Data >>
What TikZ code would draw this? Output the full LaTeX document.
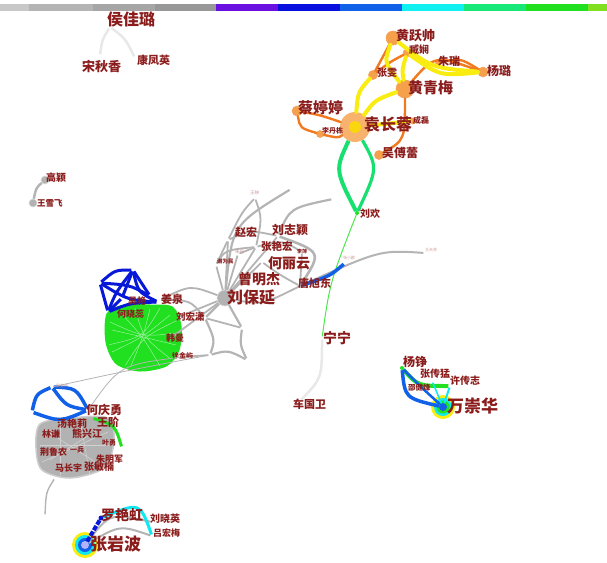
\documentclass[tikz,border=0pt]{standalone}
\usepackage{fontspec}
\newfontfamily\cjk{Noto Sans CJK SC}
\definecolor{labred}{HTML}{8B1C1C}
\definecolor{yel}{HTML}{F8EC10}
\definecolor{ora}{HTML}{F07A20}
\definecolor{orafill}{HTML}{F5A04A}
\definecolor{sgreen}{HTML}{18E070}
\definecolor{lgreen}{HTML}{20E020}
\definecolor{dblue}{HTML}{0818D8}
\definecolor{mblue}{HTML}{1060E8}
\definecolor{cyanc}{HTML}{10E8F0}
\definecolor{edgegray}{HTML}{B4B4B4}
\definecolor{faint}{HTML}{E8E8E8}
\tikzset{
  lab/.style={anchor=west,text=labred,inner sep=0pt,font=\cjk\bfseries\fontsize{#1}{#1}\selectfont},
  plab/.style={anchor=west,text=labred!45,inner sep=0pt,font=\cjk\fontsize{#1}{#1}\selectfont},
  pt/.style={circle,inner sep=0pt,minimum size=#1},
  odot/.style={pt=#1,fill=orafill,draw=ora!70,line width=0.6pt},
  gdot/.style={pt=#1,fill=black!30,draw=black!15,line width=0.6pt},
  yedge/.style={draw=yel,line width=4pt,line cap=round},
  oedge/.style={draw=ora,line width=2.4pt,line cap=round},
  gedge/.style={draw=edgegray,line width=1.8pt},
  tgedge/.style={draw=edgegray,line width=0.8pt},
  bedge/.style={draw=dblue,line width=3pt},
  mbedge/.style={draw=mblue,line width=3.5pt},
}
\begin{document}
\begin{tikzpicture}[x=1pt,y=-1pt]
\useasboundingbox (0,0) rectangle (607,562);
% colour bar
\foreach \xa/\xb/\c in {0/29/C8C8C8,29/93/B4B4B4,93/155/A6A6A6,155/216/989898,216/278/6A10E0,278/340/0810E0,340/402/1060E8,402/464/10F0F0,464/526/18E878,526/588/20E020,588/607/80E020}
  {\definecolor{barc}{HTML}{\c}\fill[barc] (\xa,4) rectangle (\xb,11);}

% ---------- top-left triangle ----------
\node[pt=3] (hjl) at (110,27) {};
\node[pt=3] (sqx) at (100,56) {};
\node[pt=3] (kfy) at (135,58) {};
\draw[draw=faint,line width=2.5pt] (hjl) .. controls (102,40) .. (sqx);
\draw[draw=faint,line width=2.5pt] (hjl) .. controls (125,38) .. (kfy);
\node[lab=16] (l-hjl) at (107,19) {侯佳璐};
\node[lab=13] (l-sqx) at (82,66) {宋秋香};
\node[lab=11] (l-kfy) at (137,60) {康凤英};

% ---------- Gao Ying ----------
\node[gdot=8] (gy) at (45,180) {};
\node[gdot=8] (wxf) at (33,203) {};
\draw[gedge,line width=2.5pt] (gy) .. controls (36,188) .. (wxf);
\node[lab=10] at (46,178) {高颖};
\node[lab=8.5] at (37,203) {王雪飞};

% ---------- orange cluster ----------
\node[odot=14] (hys) at (393,38) {};
\node[odot=8] (zx) at (407,53) {};
\node[odot=5] (zr) at (438,63) {};
\node[odot=10] (yl) at (483,72) {};
\node[odot=9] (zw) at (373,75) {};
\node[odot=18] (hqm) at (405,89) {};
\node[odot=10] (ctt) at (297,111) {};
\node[circle,fill=orafill!80,inner sep=0pt,minimum size=30pt] (ycr) at (355,127) {};
\node[odot=6] (cl) at (413,121) {};
\node[odot=7] (ldd) at (320,134) {};
\node[odot=9] (wfl) at (379,155) {};
\node[pt=4,fill=lgreen] (lh) at (357,213) {};

\draw[oedge] (hys) -- (zw);
\draw[oedge] (zw) .. controls (390,62) .. (zx);
\draw[oedge] (hqm) .. controls (435,55) .. (yl);
\draw[oedge] (zr) .. controls (460,58) .. (yl);
\draw[oedge] (hqm) .. controls (405,140) .. (wfl);
\draw[oedge] (ctt) .. controls (320,115) .. (ycr);
\draw[oedge] (ctt) .. controls (300,128) .. (ldd);
\draw[oedge] (ldd) .. controls (338,138) .. (ycr);
\draw[yedge] (hys) .. controls (384,62) .. (hqm);
\draw[yedge] (hys) .. controls (432,68) .. (yl);
\draw[yedge] (zx) .. controls (440,76) .. (yl);
\draw[yedge] (zx) .. controls (402,70) .. (hqm);
\draw[yedge] (zw) .. controls (358,92) .. (ycr);
\draw[yedge] (hqm) .. controls (375,100) .. (ycr);
\draw[yedge] (ycr) -- (cl);
\fill[yel!80!orange] (355,127) circle (6);
\draw[draw=sgreen,line width=4pt] (ycr) .. controls (335,170) .. (lh);
\draw[draw=sgreen,line width=3.2pt] (ycr) .. controls (378,168) .. (lh);
\fill[orafill] (379,155) circle (4);

\node[lab=13] at (396,36) {黄跃帅};
\node[lab=10] at (409,50) {臧娴};
\node[lab=11] at (438,61) {朱瑞};
\node[lab=12] at (487,71) {杨璐};
\node[lab=10] at (377,73) {张雯};
\node[lab=15] at (408,88) {黄青梅};
\node[lab=15] at (298,108) {蔡婷婷};
\node[lab=16] at (364,125) {袁长蓉};
\node[lab=8] at (413,120) {成磊};
\node[lab=7] at (322,131) {李丹栋};
\node[lab=12] at (382,153) {吴傅蕾};
\node[lab=10] at (360,214) {刘欢};

% ---------- Ning Ning ----------
\node[pt=3] (nn) at (322,338) {};
\node[pt=3] (cgw) at (300,401) {};
\draw[draw=lgreen!80,line width=1pt] (lh) .. controls (330,282) .. (nn);
\draw[draw=faint,line width=2.5pt] (nn) .. controls (322,378) .. (cgw);
\node[lab=14] at (323,338) {宁宁};
\node[lab=11] at (293,404) {车国卫};

% ---------- gray cluster (Liu Baoyan) ----------
\node[pt=3] (wy) at (255,198) {};
\node[pt=3] (g1) at (291,189) {};
\node[pt=3] (g2) at (333,199) {};
\node[pt=3] (zh) at (228,240) {};
\node[pt=3] (lzy) at (278,236) {};
\node[pt=3] (zyh) at (256,247) {};
\node[pt=3] (hly) at (262,262) {};
\node[pt=3] (cmj) at (240,281) {};
\node[pt=3] (xwm) at (216,265) {};
\node[pt=3] (zd) at (238,254) {};
\node[pt=3] (lp) at (302,252) {};
\node[pt=4,fill=black!25] (tsd) at (300,286) {};
\node[pt=3] (zxq) at (345,263) {};
\node[pt=3] (far) at (425,253) {};
\node[gdot=16] (lby) at (225,298) {};
\draw[gedge] (wy) .. controls (242,212) .. (zh);
\draw[gedge] (wy) .. controls (262,218) .. (zyh);
\draw[gedge,line width=2.2pt] (g1) .. controls (232,225) .. (lby);
\draw[gedge,line width=2.2pt] (g2) .. controls (290,208) .. (lzy);
\draw[gedge,line width=2.6pt] (lzy) .. controls (322,252) .. (tsd);
\draw[gedge] (zh) -- (lby);
\draw[gedge] (zh) .. controls (250,230) .. (lzy);
\draw[gedge] (zh) -- (xwm);
\draw[gedge] (lzy) -- (lby);
\draw[gedge] (zyh) -- (lby);
\draw[gedge] (zyh) .. controls (282,240) .. (lp);
\draw[gedge] (hly) -- (lby);
\draw[gedge] (hly) .. controls (280,275) .. (tsd);
\draw[gedge] (cmj) -- (lby);
\draw[gedge] (xwm) -- (lby);
\draw[gedge] (zd) -- (lby);
\draw[gedge] (zd) -- (zyh);
\draw[gedge] (xwm) .. controls (225,250) .. (zyh);
\draw[gedge] (lp) -- (tsd);
\draw[gedge] (lby) .. controls (262,305) .. (tsd);
\draw[gedge,line width=2pt] (tsd) .. controls (380,250) .. (far);
\draw[draw=mblue,line width=3.5pt] (tsd) .. controls (330,276) .. (zxq);

\node[plab=4.5] at (250,193) {王映};
\node[lab=11] at (235,232) {赵宏};
\node[lab=12] at (272,230) {刘志颖};
\node[lab=10.5] at (261,246) {张艳宏};
\node[plab=4.5] at (235,252) {朱丹};
\node[lab=5] at (297,252) {李萍};
\node[lab=5.5] at (217,261) {谢为民};
\node[lab=14] at (268,263) {何丽云};
\node[lab=14] at (238,279) {曾明杰};
\node[lab=16] at (227,297) {刘保延};
\node[lab=11] at (298,283) {唐旭东};
\node[plab=4] at (343,258) {张小群};
\node[plab=4] at (425,250) {王天芳};

% ---------- left green / blue cluster ----------
\fill[lgreen] plot[smooth cycle] coordinates {(108,314) (125,306) (150,306) (172,308) (180,326) (178,350) (166,365) (140,370) (117,363) (107,342)};
\foreach \a/\b/\c/\d in {112/330/176/345,120/312/160/366,150/309/130/368,170/315/112/352,110/322/175/333,125/366/178/320,135/308/172/360,108/345/160/308}
  \draw[draw=white!55!lgreen,line width=0.5pt] (\a,\b) .. controls (143,337) .. (\c,\d);
\draw[draw=lgreen,line width=3pt] plot[smooth cycle] coordinates {(108,314) (125,306) (150,306) (172,308) (180,326) (178,350) (166,365) (140,370) (117,363) (107,342)};
\node[pt=3] (b1) at (100,283) {};
\node[pt=3] (b2) at (133,270) {};
\node[pt=3] (b3) at (158,302) {};
\node[pt=3] (b4) at (108,312) {};
\node[pt=3] (b5) at (150,296) {};
\node[pt=3] (b6) at (122,298) {};
\draw[bedge] (b1) .. controls (115,270) .. (b2);
\draw[bedge] (b2) .. controls (138,292) .. (b3);
\draw[bedge] (b1) .. controls (128,300) .. (b3);
\draw[bedge] (b2) .. controls (116,292) .. (b4);
\draw[bedge] (b1) -- (b4);
\draw[bedge] (b4) .. controls (130,303) .. (b3);
\draw[bedge] (b2) -- (b5);
\draw[bedge] (b1) .. controls (130,285) .. (b5);
\draw[bedge] (b4) -- (b6);
\draw[bedge] (b6) -- (b2);

\node[pt=3] (jq) at (160,300) {};
\node[pt=3] (rhx) at (176,318) {};
\node[pt=3] (hm) at (168,340) {};
\node[pt=3] (d1) at (205,318) {};
\node[pt=3] (d2) at (242,328) {};
\node[pt=3] (d3) at (210,355) {};
\node[pt=3] (d4) at (247,360) {};
\node[pt=3] (txy) at (182,357) {};
\draw[gedge] (lby) .. controls (190,285) .. (jq);
\draw[gedge] (lby) -- (rhx);
\draw[gedge] (lby) .. controls (195,320) .. (hm);
\draw[gedge,line width=2.2pt] (lby) -- (d1);
\draw[gedge,line width=2.2pt] (lby) -- (d2);
\draw[gedge,line width=2.2pt] (d1) .. controls (215,340) .. (d3);
\draw[gedge,line width=2.2pt] (d2) .. controls (240,345) .. (d4);
\draw[gedge,line width=2.2pt] (d3) .. controls (228,350) .. (d4);
\draw[gedge] (d1) -- (d2);
\draw[gedge] (d3) -- (txy);
\draw[gedge] (jq) .. controls (190,300) .. (d1);
\node[lab=11] at (161,299) {姜泉};
\node[lab=9.5] at (176,317) {刘宏潇};
\node[lab=9] at (166,338) {韩曼};
\node[lab=7] at (172,356) {徐金屿};
\node[lab=9] at (128,301) {吴艳};
\node[lab=9] at (117,314) {何晓蕊};

% ---------- Wan Chonghua ----------
\node[pt=4,fill=lgreen] (yz) at (402,368) {};
\node[pt=3] (xcz) at (450,386) {};
\node[pt=3] (zcm) at (432,381) {};
\fill[yel] (443,407) circle (12);
\fill[cyanc] (443,407) circle (9);
\fill[lgreen] (443,407) circle (6.5);
\fill[mblue] (443,407) circle (4);
\node[pt=8] (wch) at (443,407) {};
\draw[draw=lgreen,line width=4pt] (yz) .. controls (418,386) .. (xcz);
\draw[mbedge] (yz) .. controls (405,398) .. (wch);
\draw[draw=mblue,line width=2.5pt] (yz) .. controls (422,388) .. (wch);
\draw[draw=cyanc,line width=2pt] (xcz) -- (wch);
\draw[draw=cyanc,line width=1.5pt] (zcm) -- (wch);
\node[lab=12] at (403,362) {杨铮};
\node[lab=10] at (420,374) {张传猛};
\node[lab=10] at (450,381) {许传志};
\node[lab=7.5] at (408,388) {邵健烽};
\node[lab=17] at (447,406) {万崇华};

% ---------- He Qingyong cluster ----------
\draw[fill=black!30,draw=black!20,line width=1.5pt] plot[smooth cycle] coordinates {(40,424) (70,418) (108,418) (114,442) (104,468) (70,478) (42,470) (36,448)};
\foreach \a/\b/\c/\d in {45/430/100/465,50/460/105/425,60/420/60/475,80/420/90/475,40/445/110/445,42/462/108/432}
  \draw[draw=black!18,line width=0.6pt] (\a,\b) -- (\c,\d);
\node[pt=3] (bl1) at (52,387) {};
\node[pt=3] (bl2) at (32,412) {};
\node[pt=4] (hqy) at (88,410) {};
\node[pt=3] (wj) at (92,418) {};
\node[pt=3] (wjend) at (122,448) {};
\node[pt=3] (blb) at (55,478) {};
\node[pt=3] (blc) at (45,516) {};
\draw[mbedge] (bl1) .. controls (76,388) .. (hqy);
\draw[mbedge] (bl1) .. controls (66,406) .. (hqy);
\draw[mbedge] (bl2) .. controls (60,422) .. (hqy);
\draw[mbedge] (bl1) .. controls (36,394) .. (bl2);
\draw[draw=lgreen,line width=3pt] (wj) .. controls (115,425) .. (wjend);
\draw[tgedge] (txy) .. controls (120,365) .. (hqy);
\draw[tgedge] (d3) .. controls (130,370) .. (bl1);
\draw[gedge,line width=1.4pt] (blb) .. controls (46,492) .. (blc);
\node[plab=4] at (56,386) {吴圣贤};
\node[lab=12] at (86,410) {何庆勇};
\node[lab=11] at (97,422) {王阶};
\node[lab=10] at (57,424) {汤艳莉};
\node[lab=9] at (42,434) {林谦};
\node[lab=10] at (72,434) {熊兴江};
\node[lab=7] at (102,443) {叶勇};
\node[lab=9] at (40,452) {荆鲁农};
\node[lab=7] at (70,450) {一兵};
\node[lab=9] at (96,459) {朱明军};
\node[lab=9] at (55,468) {马长宇};
\node[lab=10] at (84,467) {张敏楠};

% ---------- Zhang Yanbo ----------
\fill[yel] (85,545) circle (13);
\fill[cyanc] (85,545) circle (10);
\fill[mblue] (85,545) circle (7);
\fill[blue!30!white] (85,545) circle (4);
\node[pt=8] (zyb) at (85,545) {};
\node[pt=5,fill=dblue] (lyh) at (101,518) {};
\node[pt=3] (lxy) at (152,522) {};
\node[pt=3] (lhm) at (152,536) {};
\draw[draw=edgegray,line width=2pt] (zyb) .. controls (110,513) .. (lxy);
\draw[draw=edgegray,line width=2pt] (zyb) .. controls (120,525) .. (lhm);
\draw[draw=cyanc,line width=3pt] (lyh) .. controls (140,502) .. (lhm);
\draw[draw=dblue,line width=4pt,dash pattern=on 5pt off 1.5pt] (zyb) -- (lyh);
\node[lab=14] at (101,515) {罗艳虹};
\node[lab=10] at (150,519) {刘晓英};
\node[lab=9] at (153,533) {吕宏梅};
\node[lab=17] at (90,544) {张岩波};
\end{tikzpicture}
\end{document}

Instruction >> Return only the lines running from the top of the data to the line that holds "(l-kfy) at (137,60)". Include both of those lines, but skip the pictures.

The solution >>
What TikZ code would draw this? Output the full LaTeX document.
\documentclass[tikz,border=0pt]{standalone}
\usepackage{fontspec}
\newfontfamily\cjk{Noto Sans CJK SC}
\definecolor{labred}{HTML}{8B1C1C}
\definecolor{yel}{HTML}{F8EC10}
\definecolor{ora}{HTML}{F07A20}
\definecolor{orafill}{HTML}{F5A04A}
\definecolor{sgreen}{HTML}{18E070}
\definecolor{lgreen}{HTML}{20E020}
\definecolor{dblue}{HTML}{0818D8}
\definecolor{mblue}{HTML}{1060E8}
\definecolor{cyanc}{HTML}{10E8F0}
\definecolor{edgegray}{HTML}{B4B4B4}
\definecolor{faint}{HTML}{E8E8E8}
\tikzset{
  lab/.style={anchor=west,text=labred,inner sep=0pt,font=\cjk\bfseries\fontsize{#1}{#1}\selectfont},
  plab/.style={anchor=west,text=labred!45,inner sep=0pt,font=\cjk\fontsize{#1}{#1}\selectfont},
  pt/.style={circle,inner sep=0pt,minimum size=#1},
  odot/.style={pt=#1,fill=orafill,draw=ora!70,line width=0.6pt},
  gdot/.style={pt=#1,fill=black!30,draw=black!15,line width=0.6pt},
  yedge/.style={draw=yel,line width=4pt,line cap=round},
  oedge/.style={draw=ora,line width=2.4pt,line cap=round},
  gedge/.style={draw=edgegray,line width=1.8pt},
  tgedge/.style={draw=edgegray,line width=0.8pt},
  bedge/.style={draw=dblue,line width=3pt},
  mbedge/.style={draw=mblue,line width=3.5pt},
}
\begin{document}
\begin{tikzpicture}[x=1pt,y=-1pt]
\useasboundingbox (0,0) rectangle (607,562);
% colour bar
\foreach \xa/\xb/\c in {0/29/C8C8C8,29/93/B4B4B4,93/155/A6A6A6,155/216/989898,216/278/6A10E0,278/340/0810E0,340/402/1060E8,402/464/10F0F0,464/526/18E878,526/588/20E020,588/607/80E020}
  {\definecolor{barc}{HTML}{\c}\fill[barc] (\xa,4) rectangle (\xb,11);}

% ---------- top-left triangle ----------
\node[pt=3] (hjl) at (110,27) {};
\node[pt=3] (sqx) at (100,56) {};
\node[pt=3] (kfy) at (135,58) {};
\draw[draw=faint,line width=2.5pt] (hjl) .. controls (102,40) .. (sqx);
\draw[draw=faint,line width=2.5pt] (hjl) .. controls (125,38) .. (kfy);
\node[lab=16] (l-hjl) at (107,19) {侯佳璐};
\node[lab=13] (l-sqx) at (82,66) {宋秋香};
\node[lab=11] (l-kfy) at (137,60) {康凤英};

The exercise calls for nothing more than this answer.